The Battle of Batala took place in December 1764 as part of the Afghan-Sikh Wars between the Durrani Empire and the Sikhs. Ahmad Shah Durrani and his force marched towards Batala after their defeat at Jandiala and as soon as they reached Batala, Sikhs opposed them and a battle took place where Durranis were defeated and Afghan commander Sarbuland Khan was wounded.

Background
Ahmad Shah Abdali marched his seventh campaign into India after hearing reports about the Sikh triumphs. Ahmad Shah Abdali marched towards Sarhind and decided to pass through Upper Bari and Jallandar Doab as this was the area where not only the Sikhs lived but was also richly fertile for the soldiers to feed themselves on the way.

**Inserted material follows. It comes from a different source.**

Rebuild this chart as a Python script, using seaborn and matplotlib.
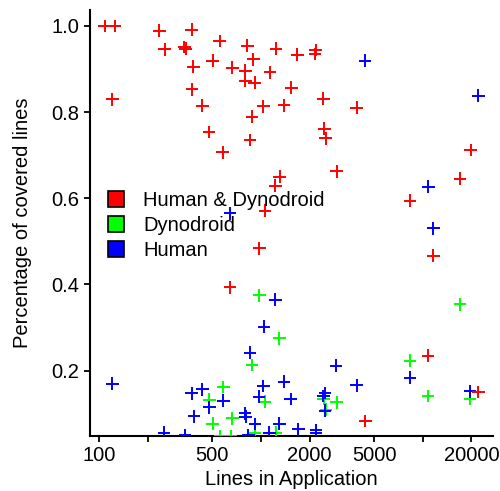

Along the way, the Afghans destroyed the home and crops of the Sikhs and as Ahmad Shah and his forces got nearer to the town of Jandiala, the Sikhs opposed them and a battle took place resulting in the defeat of Afghans at Battle of Jandiala. Afghan commander Rahim Khan Bakhshi was killed in the battle. After defeat Ahmad Shah Durrani marched towards Batala, reaching the town in 15 days of his travel from Lahore.

Battle
When Abdali and his forces reached Batala, the Sikhs opposed them and a battle took place resulting in the defeat of Afghans. Afghan commander Sarbuland Khan was wounded in the battle.

Aftermath
After the defeat Ahmad Shah Abdali and his remaining soldiers traveled towards Adinanagar.